Es heißt, an Bord sei illegal Teakholz verbaut worden

Ende August 2016 lief Melnitschenko auf seiner motorbetriebenen A in Schleswig-Holsteins Landeshauptstadt ein und sah nach seiner künftig windgetriebenen A. Hotelzimmer brauchte er keins, der Krösus schlief auf einem der fünf Decks der ersten A. Die zweite A hat sechs Decks. Man erzählt sich von einem Glasboden im Rumpf, vielleicht glotzt beim Cocktail künftig gelegentlich ein Hammerhai ins Wohnzimmer. Des Weiteren ist von Hubschrauberlandplatz und einem mitzuführenden U-Boot die Rede, die Besatzung soll aus 54 Menschen bestehen.

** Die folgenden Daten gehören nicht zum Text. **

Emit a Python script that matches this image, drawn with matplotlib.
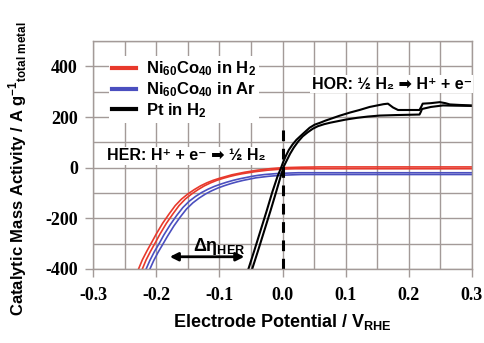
import matplotlib
matplotlib.use('Agg')
import matplotlib.pyplot as plt

plt.rcParams['font.family'] = ['Liberation Sans', 'DejaVu Sans']
plt.rcParams['font.weight'] = 'bold'
plt.rcParams['mathtext.fontset'] = 'custom'
plt.rcParams['mathtext.rm'] = 'Liberation Sans:bold'
plt.rcParams['mathtext.it'] = 'Liberation Sans:bold'
plt.rcParams['mathtext.bf'] = 'Liberation Sans:bold'

# potentials (V vs RHE) and mass activities (A/g)
ni_h2_a_x = [-0.228, -0.222, -0.215, -0.207, -0.200, -0.190, -0.180, -0.170, -0.160, -0.150, -0.140, -0.130, -0.120, -0.110, -0.100, -0.090, -0.080, -0.070, -0.060, -0.050, -0.040, -0.030, -0.020, -0.010, 0.000, 0.015, 0.030, 0.060, 0.100, 0.200, 0.300]
ni_h2_a_y = [-400, -364, -330, -294, -262, -220, -184, -150, -124, -104, -87, -72, -60, -50, -42, -35, -28, -23, -18, -14, -10, -7, -4, -2, 0, 1, 2, 3, 3, 3, 3]
ni_h2_b_x = [-0.222, -0.216, -0.209, -0.201, -0.194, -0.184, -0.174, -0.164, -0.154, -0.144, -0.134, -0.124, -0.114, -0.104, -0.094, -0.084, -0.074, -0.064, -0.054, -0.044, -0.034, -0.024, -0.014, -0.004, 0.006, 0.020, 0.035, 0.060, 0.100, 0.200, 0.300]
ni_h2_b_y = [-400, -364, -330, -294, -262, -220, -184, -150, -124, -104, -87, -72, -60, -50, -42, -35, -29, -24, -20, -16, -13, -10, -8, -6, -5, -4, -4, -4, -4, -4, -4]

ni_ar_a_x = [-0.216, -0.210, -0.203, -0.195, -0.188, -0.178, -0.168, -0.158, -0.148, -0.138, -0.128, -0.118, -0.108, -0.098, -0.088, -0.078, -0.068, -0.058, -0.048, -0.038, -0.028, -0.018, -0.008, 0.002, 0.012, 0.025, 0.040, 0.060, 0.100, 0.200, 0.300]
ni_ar_a_y = [-400, -366, -332, -298, -266, -226, -190, -158, -133, -114, -98, -85, -74, -65, -57, -50, -44, -39, -34, -30, -27, -25, -23, -22, -21, -20, -20, -20, -20, -20, -20]
ni_ar_b_x = [-0.210, -0.204, -0.197, -0.189, -0.182, -0.172, -0.162, -0.152, -0.142, -0.132, -0.122, -0.112, -0.102, -0.092, -0.082, -0.072, -0.062, -0.052, -0.042, -0.032, -0.022, -0.012, -0.002, 0.008, 0.018, 0.030, 0.045, 0.060, 0.100, 0.200, 0.300]
ni_ar_b_y = [-400, -367, -334, -300, -270, -230, -195, -163, -139, -120, -104, -91, -80, -71, -63, -56, -50, -45, -40, -37, -34, -32, -30, -29, -28, -27, -27, -27, -27, -27, -27]

pt_a_x = [-0.054, -0.045, -0.035, -0.025, -0.016, -0.008, -0.003, 0.001, 0.005, 0.010, 0.016, 0.022, 0.028, 0.035, 0.043, 0.051, 0.060, 0.068, 0.075, 0.090, 0.107, 0.122, 0.138, 0.150, 0.160, 0.167, 0.175, 0.183, 0.200, 0.217, 0.220, 0.222, 0.235, 0.249, 0.258, 0.265, 0.280, 0.300]
pt_a_y = [-400, -330, -250, -170, -95, -35, -5, 22, 45, 70, 92, 110, 124, 140, 158, 170, 178, 186, 192, 205, 218, 228, 240, 246, 251, 253, 238, 228, 228, 228, 242, 253, 255, 259, 255, 250, 248, 246]
pt_b_x = [-0.048, -0.039, -0.029, -0.019, -0.010, -0.003, 0.002, 0.007, 0.012, 0.018, 0.025, 0.032, 0.040, 0.048, 0.056, 0.066, 0.076, 0.086, 0.100, 0.118, 0.135, 0.154, 0.180, 0.217, 0.219, 0.221, 0.235, 0.254, 0.275, 0.300]
pt_b_y = [-400, -330, -250, -170, -95, -35, 5, 30, 55, 80, 104, 124, 140, 154, 164, 172, 178, 183, 190, 197, 202, 206, 208, 210, 220, 232, 240, 246, 245, 244]

grid_c = '#a39a98'

fig = plt.figure(figsize=(4.85, 3.43), dpi=100)
ax = fig.add_axes([0.192, 0.216, 0.781, 0.664])

ax.plot(ni_h2_a_x, ni_h2_a_y, color='#e8392c', lw=1.2, label='Ni$_{60}$Co$_{40}$ in H$_2$')
ax.plot(ni_h2_b_x, ni_h2_b_y, color='#e8392c', lw=1.2)
ax.plot(ni_ar_a_x, ni_ar_a_y, color='#4b4fbf', lw=1.2, label='Ni$_{60}$Co$_{40}$ in Ar')
ax.plot(ni_ar_b_x, ni_ar_b_y, color='#4b4fbf', lw=1.2)
ax.plot(pt_a_x, pt_a_y, color='black', lw=1.5, label='Pt in H$_2$')
ax.plot(pt_b_x, pt_b_y, color='black', lw=1.5)

ax.plot([0, 0], [-400, 170], color='black', lw=2.2, ls=(0, (3.5, 2.5)))

ax.set_xlim(-0.3, 0.3)
ax.set_ylim(-400, 500)
ax.set_xticks([-0.3, -0.2, -0.1, 0.0, 0.1, 0.2, 0.3])
ax.set_xticks([-0.25, -0.15, -0.05, 0.05, 0.15, 0.25], minor=True)
ax.set_yticks([-400, -200, 0, 200, 400])
ax.set_yticks([-300, -100, 100, 300, 500], minor=True)
ax.set_xticklabels(['-0.3', '-0.2', '-0.1', '0.0', '0.1', '0.2', '0.3'],
                   family='Liberation Serif', weight='bold', size=13)
ax.set_yticklabels(['-400', '-200', '0', '200', '400'],
                   family='Liberation Serif', weight='bold', size=13)
ax.tick_params(which='major', direction='out', length=6, width=1, color=grid_c, pad=5)
ax.tick_params(axis='x', which='major', pad=7)
ax.tick_params(which='minor', length=0)
ax.grid(which='both', color=grid_c, lw=1)
ax.set_axisbelow(True)
for s in ax.spines.values():
    s.set_color(grid_c)
    s.set_linewidth(1)

ax.set_xlabel('Electrode Potential / V$_{RHE}$', fontsize=13, weight='bold', labelpad=6)
ax.set_ylabel('Catalytic Mass Activity / A g$^{-1}$$_{total\\ metal}$', fontsize=12,
              weight='bold')
ax.yaxis.set_label_coords(-0.17, 0.44)

box = dict(facecolor='white', edgecolor='none', pad=1)
ax.text(-0.278, 47, 'HER: H\u207a + e\u207b \u27a1 \u00bd H\u2082', fontsize=11.5, va='center', ha='left',
        weight='bold', bbox=box)
ax.text(0.3, 330, 'HOR: \u00bd H\u2082 \u27a1 H\u207a + e\u207b', fontsize=11.5, va='center', ha='right',
        weight='bold', bbox=box)
ax.annotate('', xy=(-0.183, -352), xytext=(-0.056, -352),
            arrowprops=dict(arrowstyle='<|-|>', color='black', lw=2, mutation_scale=12))
ax.text(-0.1, -310, r'$\Delta\eta_{HER}$', fontsize=13, ha='center', va='center')

leg = ax.legend(loc='upper left', bbox_to_anchor=(0.02, 0.97), frameon=True, fontsize=12,
                handlelength=1.4, handletextpad=0.6, labelspacing=0.12, borderpad=0.2)
leg.get_frame().set_edgecolor('none')
leg.get_frame().set_facecolor('white')
leg.get_frame().set_alpha(1)
for h in leg.get_lines():
    h.set_linewidth(3)

fig.savefig('out.png', dpi=100)
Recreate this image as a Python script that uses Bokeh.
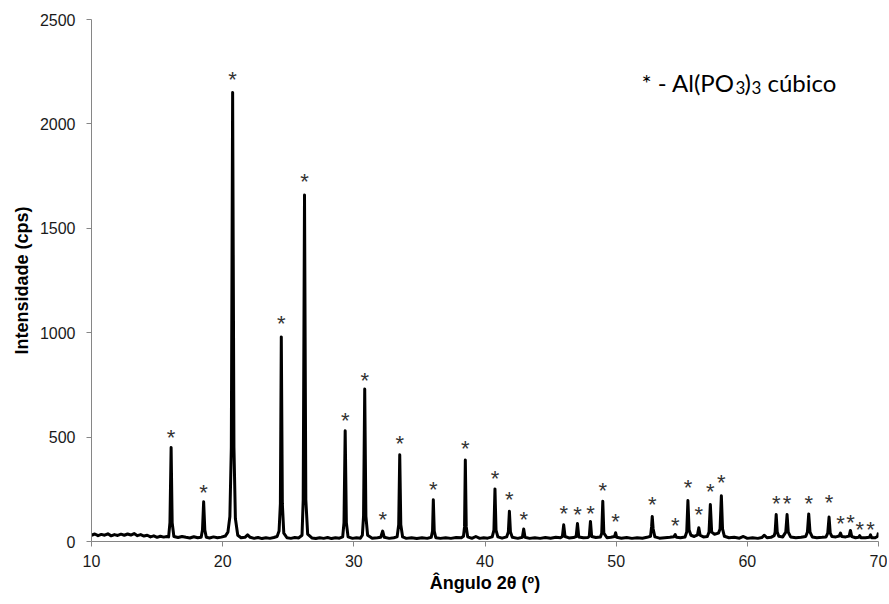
from bokeh.plotting import figure
from bokeh.models import Range1d, Label, ColumnDataSource, FixedTicker
from bokeh.embed import file_html
from bokeh.resources import INLINE
from bokeh.core.properties import value

# ---- diffraction profile (vertices) ----
two_theta = [
    10.0, 10.25, 10.5, 10.75, 11.0, 11.25, 11.5, 11.75, 12.0, 12.25, 12.5, 12.75,
    13.0, 13.25, 13.5, 13.75, 14.0, 14.25, 14.5, 14.75, 15.0, 15.25, 15.5, 15.75,
    15.88, 15.98, 16.07, 16.15, 16.28, 16.6, 16.9, 17.2, 17.5, 17.8, 18.1, 18.36,
    18.46, 18.55, 18.64, 18.75, 19.0, 19.3, 19.6, 19.9, 20.2,
    20.4, 20.55, 20.66, 20.76, 20.86, 20.97, 21.15, 21.4, 21.7, 21.9, 22.1, 22.4,
    22.7, 23.0, 23.3, 23.6, 23.9, 24.15,
    24.3, 24.4, 24.47, 24.55, 24.66, 24.9, 25.2, 25.5, 25.8, 26.05,
    26.14, 26.24, 26.34, 26.48, 26.8, 27.1, 27.4, 27.7, 28.0, 28.3, 28.6, 28.9, 29.15,
    29.25, 29.34, 29.43, 29.56, 29.9, 30.2, 30.5, 30.65, 30.74, 30.83, 30.92, 31.05,
    31.4, 31.8, 32.05,
    32.2, 32.32, 32.7, 33.05, 33.3, 33.42, 33.5, 33.58, 33.72, 34.0, 34.4, 34.8,
    35.2, 35.6, 35.9,
    36.0, 36.06, 36.13, 36.25, 36.6, 37.0, 37.4, 37.8, 38.2, 38.36, 38.44, 38.5,
    38.57, 38.68, 39.0, 39.3, 39.6, 39.9, 40.2, 40.55,
    40.68, 40.76, 40.84, 40.98, 41.3, 41.65, 41.78, 41.86, 41.94, 42.08, 42.5,
    42.85, 42.95, 43.05, 43.4,
    43.8, 44.2, 44.6, 45.0, 45.4, 45.75, 45.9, 46.0, 46.1, 46.4, 46.75, 46.95,
    47.05, 47.15, 47.5, 47.85, 47.95, 48.04, 48.13, 48.45, 48.8, 48.9, 48.98,
    49.06, 49.3, 49.6, 49.88, 49.96, 50.04,
    50.4, 50.8, 51.2, 51.6, 52.0, 52.35, 52.62, 52.7, 52.75, 52.82, 52.95, 53.3,
    53.7, 54.1, 54.4, 54.5, 54.6, 54.9, 55.25, 55.38, 55.47, 55.56, 55.7, 55.95,
    56.2, 56.3, 56.4, 56.65, 56.95, 57.08, 57.18, 57.28, 57.5, 57.8, 57.92, 58.02,
    58.11, 58.25, 58.6,
    59.0, 59.4, 59.7, 60.0, 60.4, 60.8, 61.1, 61.3, 61.5, 61.8, 62.05, 62.12,
    62.2, 62.28, 62.4, 62.7, 62.93, 63.03, 63.12, 63.3, 63.7, 64.1, 64.45, 64.58,
    64.68, 64.78, 64.95, 65.3, 65.7, 66.0, 66.13, 66.23, 66.32, 66.45,
    66.75, 67.0, 67.1, 67.2, 67.5, 67.76, 67.86, 67.96, 68.25, 68.48, 68.57,
    68.66, 69.0, 69.3, 69.39, 69.48, 69.75, 69.92, 70.0,
]
intensity = [
    30, 36, 28, 34, 30, 37, 27, 33, 29, 35, 30, 36,
    31, 38, 28, 33, 26, 30, 22, 27, 20, 25, 21, 24,
    22, 90, 450, 90, 24, 19, 24, 20, 17, 23, 18, 20,
    55, 190, 55, 20, 17, 22, 18, 21, 26,
    45, 120, 450, 2150, 450, 110, 30, 18, 20, 32, 20, 15,
    19, 14, 18, 15, 19, 24,
    50, 180, 980, 180, 40, 18, 15, 19, 17, 30,
    200, 1660, 200, 35, 17, 14, 18, 15, 19, 14, 18, 16, 22,
    90, 530, 90, 22, 15, 18, 16, 30, 120, 730, 120, 30,
    16, 18, 20,
    50, 20, 15, 18, 22, 80, 415, 80, 22, 15, 18, 14,
    18, 15, 20,
    50, 200, 50, 18, 15, 18, 15, 19, 18, 25, 70, 390,
    70, 22, 15, 24, 15, 18, 16, 22,
    55, 252, 55, 22, 16, 22, 45, 145, 45, 20, 15,
    20, 60, 20, 15,
    18, 15, 19, 16, 20, 18, 24, 80, 24, 17, 19, 24,
    86, 22, 18, 19, 25, 96, 24, 19, 22, 40, 193,
    40, 18, 20, 24, 42, 20,
    16, 19, 15, 18, 16, 20, 25, 70, 120, 60, 22, 16,
    18, 20, 23, 33, 20, 18, 22, 45, 196, 55, 30, 24,
    32, 66, 30, 22, 24, 45, 177, 45, 35, 40, 60, 219,
    60, 25, 18,
    20, 16, 24, 15, 18, 15, 19, 30, 18, 20, 28, 45,
    129, 45, 25, 22, 45, 129, 45, 22, 18, 20, 24, 45,
    132, 45, 22, 18, 20, 22, 40, 117, 40, 24,
    22, 26, 40, 24, 22, 26, 53, 24, 18, 20, 28,
    18, 18, 20, 32, 18, 18, 24, 43,
]
assert len(two_theta) == len(intensity), (len(two_theta), len(intensity))

# ---- peak markers (*): angle and marker height ----
star_x = [16.07, 18.55, 20.76, 24.47, 26.24, 29.34, 30.83, 32.2, 33.5, 36.06,
          38.5, 40.76, 41.86, 42.95, 46.0, 47.05, 48.04, 48.98, 49.96, 52.75,
          54.5, 55.47, 56.3, 57.18, 58.02, 62.2, 63.03, 64.68, 66.23, 67.1,
          67.86, 68.57, 69.39]
star_y = [508, 244, 2222, 1054, 1734, 589, 781, 115, 479, 259,
          455, 311, 211, 115, 144, 139, 144, 254, 105, 187,
          86, 268, 139, 249, 292, 192, 192, 192, 196, 96,
          101, 67, 67]
star_text = ["*"] * len(star_x)

x_ticks = [10, 20, 30, 40, 50, 60, 70]
y_ticks = [0, 500, 1000, 1500, 2000, 2500]

p = figure(width=887, height=600, output_backend="svg", toolbar_location=None,
           x_range=Range1d(10, 70), y_range=Range1d(0, 2500),
           min_border_left=91, min_border_right=9, min_border_top=19,
           min_border_bottom=59)
p.outline_line_color = None
p.grid.visible = False
p.background_fill_color = "white"
p.border_fill_color = "white"

p.line(two_theta, intensity, line_color="black", line_width=3,
       line_join="round")

src = ColumnDataSource(dict(x=star_x, y=star_y, t=star_text))
p.text(x="x", y="y", text="t", source=src, text_align="center",
       text_baseline="alphabetic", y_offset=2, text_font=value("Liberation Sans"),
       text_font_size="22px", text_color="#333333")

for ax in (p.xaxis[0], p.yaxis[0]):
    ax.axis_line_color = "#868686"
    ax.major_tick_line_color = "#868686"
    ax.major_tick_out = 5
    ax.major_tick_in = 0
    ax.minor_tick_line_color = None
    ax.major_label_text_font = "Liberation Sans"
    ax.major_label_text_font_size = "16px"
    ax.major_label_text_color = "#1a1a1a"
    ax.axis_label_text_font = "Liberation Sans"
    ax.axis_label_text_font_size = "18px"
    ax.axis_label_text_font_style = "bold"
    ax.axis_label_text_color = "black"

p.xaxis.ticker = FixedTicker(ticks=x_ticks)
p.yaxis.ticker = FixedTicker(ticks=y_ticks)
p.xaxis.axis_label = "Ângulo 2θ (º)"
p.yaxis.axis_label = "Intensidade (cps)"
p.xaxis.major_label_standoff = 8
p.yaxis.major_label_standoff = 11
p.xaxis.axis_label_standoff = 3
p.yaxis.axis_label_standoff = 5

# ---- legend text box ----
lf = "Lato"
pieces = [
    ("* - Al(PO", 51.93, 2198, "24px"),
    ("3", 59.10, 2176, "17px"),
    (")", 59.78, 2198, "24px"),
    ("3", 60.32, 2176, "17px"),
    ("cúbico", 61.54, 2198, "24px"),
]
for txt, lx, ly, fs in pieces:
    p.add_layout(Label(x=lx, y=ly, text=txt, text_font=lf, text_font_size=fs,
                       text_color="black", text_align="left",
                       text_baseline="alphabetic"))

open("out.html", "w").write(file_html(p, INLINE))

Zuletzt machte auch die ungünstige Meldung die Runde, 1278 Stück Teakholz an Bord der Sailing Yacht A seien illegal in Myanmar geschlagen worden. Ein Sprecher Melnitschenkos und die Nobiskrug GmbH widersprechen, die Behörden prüfen. In jedem Fall eng wird es, wenn die Reise irgendwann aus der Ostsee hinausgeht: Das funktioniert angesichts der Höhe der A offenbar nur am Drogden-Sund zwischen Dänemark und Schweden. Die Sailing Yacht A braucht wegen der Einflugschneise dafür eine Genehmigung und einen Slot des Flughafens Kopenhagen, das ist bei Schiffen mit einer Höhe von mehr als 35 Metern so üblich.